È stato poi comunicato che chiunque avesse volesse segnalare lo poteva fare ma non è mai capitato. «Secondo me non possiamo dire di esserci dotati di chissà quali strumenti», dice, evidenziando che le tutele messe in campo sono previste dalla legge. Ma questo non accade nelle altre strutture dove il protocollo è rimasto solo sulla carta. E conclude: «Semplicemente cerchiamo di far capire al gruppo che il benessere dei lavoratori è seguito con attenzione».
Prendere posizione
Molto spesso le donne non denunciano perché vengono lasciate sole. I datori di lavoro non prendono posizione creando così un clima di rifiuto e di colpevolizzazione di chi denuncia. «Chiedo alle direttrici e ai direttori dei teatri di condannare pubblicamente la violenza, di stare dalla parte delle donne che denunciano e di accogliere le voci delle vittime», dice Cinzia Spanò.
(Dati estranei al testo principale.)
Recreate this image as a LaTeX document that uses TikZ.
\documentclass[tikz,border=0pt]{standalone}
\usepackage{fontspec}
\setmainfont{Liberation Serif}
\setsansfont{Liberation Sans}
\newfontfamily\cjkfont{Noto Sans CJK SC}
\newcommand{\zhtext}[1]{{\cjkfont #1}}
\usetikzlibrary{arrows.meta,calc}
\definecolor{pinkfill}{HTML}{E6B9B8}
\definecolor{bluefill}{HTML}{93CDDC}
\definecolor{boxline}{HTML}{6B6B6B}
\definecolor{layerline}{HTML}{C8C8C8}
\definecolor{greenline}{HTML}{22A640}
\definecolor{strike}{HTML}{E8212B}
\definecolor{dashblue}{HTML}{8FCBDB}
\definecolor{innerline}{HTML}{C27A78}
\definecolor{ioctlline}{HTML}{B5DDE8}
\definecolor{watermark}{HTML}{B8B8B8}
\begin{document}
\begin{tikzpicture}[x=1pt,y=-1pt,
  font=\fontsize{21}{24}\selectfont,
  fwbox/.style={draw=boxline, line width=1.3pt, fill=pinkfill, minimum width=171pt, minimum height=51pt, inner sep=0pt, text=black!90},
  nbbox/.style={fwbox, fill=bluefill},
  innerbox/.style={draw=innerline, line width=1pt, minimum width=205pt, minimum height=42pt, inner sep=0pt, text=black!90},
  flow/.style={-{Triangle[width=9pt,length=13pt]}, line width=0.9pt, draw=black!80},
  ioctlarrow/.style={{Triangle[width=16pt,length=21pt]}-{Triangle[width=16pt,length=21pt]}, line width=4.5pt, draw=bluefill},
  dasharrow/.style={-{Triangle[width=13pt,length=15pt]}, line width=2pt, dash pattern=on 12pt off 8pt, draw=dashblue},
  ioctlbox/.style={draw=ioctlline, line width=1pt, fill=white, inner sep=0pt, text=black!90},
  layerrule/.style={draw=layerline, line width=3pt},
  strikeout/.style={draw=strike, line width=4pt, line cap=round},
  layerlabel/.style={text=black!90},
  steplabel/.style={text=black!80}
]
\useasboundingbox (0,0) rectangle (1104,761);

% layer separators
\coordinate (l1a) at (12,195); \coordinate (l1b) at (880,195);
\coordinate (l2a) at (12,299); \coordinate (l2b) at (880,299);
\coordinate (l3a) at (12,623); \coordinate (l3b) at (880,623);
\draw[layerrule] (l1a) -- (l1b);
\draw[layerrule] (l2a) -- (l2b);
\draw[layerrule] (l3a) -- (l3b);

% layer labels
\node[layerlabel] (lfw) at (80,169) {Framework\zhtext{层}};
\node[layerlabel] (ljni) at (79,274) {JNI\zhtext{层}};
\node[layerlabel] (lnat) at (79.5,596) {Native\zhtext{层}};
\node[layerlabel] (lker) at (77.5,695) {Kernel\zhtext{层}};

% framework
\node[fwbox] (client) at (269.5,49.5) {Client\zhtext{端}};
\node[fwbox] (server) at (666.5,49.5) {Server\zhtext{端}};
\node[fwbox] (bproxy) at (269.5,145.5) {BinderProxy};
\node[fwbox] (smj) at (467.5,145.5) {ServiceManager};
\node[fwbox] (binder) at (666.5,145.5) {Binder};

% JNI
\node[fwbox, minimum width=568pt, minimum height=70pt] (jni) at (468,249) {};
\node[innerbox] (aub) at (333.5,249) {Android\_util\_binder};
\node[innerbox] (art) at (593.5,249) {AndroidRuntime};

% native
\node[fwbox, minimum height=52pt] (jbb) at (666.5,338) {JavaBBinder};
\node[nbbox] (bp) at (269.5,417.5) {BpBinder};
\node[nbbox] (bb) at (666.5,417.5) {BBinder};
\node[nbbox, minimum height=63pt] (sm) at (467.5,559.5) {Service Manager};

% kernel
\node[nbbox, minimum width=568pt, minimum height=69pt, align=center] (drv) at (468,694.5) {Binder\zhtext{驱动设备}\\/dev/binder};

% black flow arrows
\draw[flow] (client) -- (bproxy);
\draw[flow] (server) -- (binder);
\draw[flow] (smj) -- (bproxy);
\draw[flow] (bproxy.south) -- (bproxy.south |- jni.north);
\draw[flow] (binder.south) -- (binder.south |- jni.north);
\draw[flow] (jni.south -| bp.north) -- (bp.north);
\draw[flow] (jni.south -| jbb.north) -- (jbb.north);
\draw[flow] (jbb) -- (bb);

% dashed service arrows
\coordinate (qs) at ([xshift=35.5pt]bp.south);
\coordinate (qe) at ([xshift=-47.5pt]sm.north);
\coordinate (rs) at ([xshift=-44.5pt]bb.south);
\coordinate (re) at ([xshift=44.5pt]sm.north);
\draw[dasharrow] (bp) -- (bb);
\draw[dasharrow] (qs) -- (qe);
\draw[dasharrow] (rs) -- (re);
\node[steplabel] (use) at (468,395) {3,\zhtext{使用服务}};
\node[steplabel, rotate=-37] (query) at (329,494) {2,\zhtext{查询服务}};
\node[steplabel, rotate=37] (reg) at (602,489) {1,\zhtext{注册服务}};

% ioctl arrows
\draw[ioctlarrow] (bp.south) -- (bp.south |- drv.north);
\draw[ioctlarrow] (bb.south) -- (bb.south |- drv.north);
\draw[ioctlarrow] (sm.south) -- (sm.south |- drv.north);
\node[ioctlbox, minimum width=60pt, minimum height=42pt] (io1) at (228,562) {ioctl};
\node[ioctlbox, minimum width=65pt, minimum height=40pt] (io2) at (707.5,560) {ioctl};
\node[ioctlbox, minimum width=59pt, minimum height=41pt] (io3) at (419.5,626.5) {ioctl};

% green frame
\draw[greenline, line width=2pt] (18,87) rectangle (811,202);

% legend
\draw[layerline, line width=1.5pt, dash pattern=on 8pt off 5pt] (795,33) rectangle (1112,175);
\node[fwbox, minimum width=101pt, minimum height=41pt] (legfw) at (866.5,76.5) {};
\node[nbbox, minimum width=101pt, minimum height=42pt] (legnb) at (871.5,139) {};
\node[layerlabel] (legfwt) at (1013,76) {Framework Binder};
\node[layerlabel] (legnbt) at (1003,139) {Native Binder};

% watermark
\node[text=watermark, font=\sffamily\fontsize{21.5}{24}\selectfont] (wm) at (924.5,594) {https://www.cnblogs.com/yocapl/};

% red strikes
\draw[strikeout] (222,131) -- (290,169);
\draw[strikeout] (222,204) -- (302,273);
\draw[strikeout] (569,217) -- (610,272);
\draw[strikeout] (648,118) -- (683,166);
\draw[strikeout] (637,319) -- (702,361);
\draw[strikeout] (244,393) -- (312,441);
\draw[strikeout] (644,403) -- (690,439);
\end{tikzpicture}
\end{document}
I direttori dei teatri, contro cui Differenza Donna e Amleta stanno agendo in giudizio, sono «responsabili tanto quanto gli autori delle molestie, se non conniventi», sottolinea Colasurdo, secondo cui le norme esistono ma manca una concreta applicazione.
La Convenzione dell’Organizzazione internazionale del lavoro del 2019 fa un lavoro importante sulle definizioni intendendo per lavoratore anche le persone in stage, apprendisti, lavoratori in formazione, autonomi, chi lavora in nero. E ciò è rilevante nel mondo dello spettacolo dove i contratti di lavoro sono spesso atipici, lavoro autonomo o in nero, o ancora rapporti di lavoro mascherati da rapporti di formazione.
Che fare
Per applicare concretamente le leggi, dice l’avvocata, bisogna informare lavoratrici e lavoratori, che se subiscono queste condotte esistono degli strumenti, attivare una figura preposta alla sicurezza, sportelli interni ed esterni ai luoghi di lavoro. Ciascun teatro potrebbe stringere accordi con un centro antiviolenza. Gli ispettorati del lavoro dovrebbero poi formare ispettrici e ispettori sui temi della violenza di genere. E ancora, bisogna intervenire sui corsi di formazione professionalizzante, vie di accesso al mondo del lavoro, perché la violenza e le molestie perpetrate in questi luoghi portano a naturalizzare gli abusi.
Sarebbe infine necessario introdurre, secondo Colasurdo, un reddito di intermittenza che, per lavori discontinui come quelli nel mondo dello spettacolo, offre «la garanzia di un reddito minimo che può dare la libertà di dire no».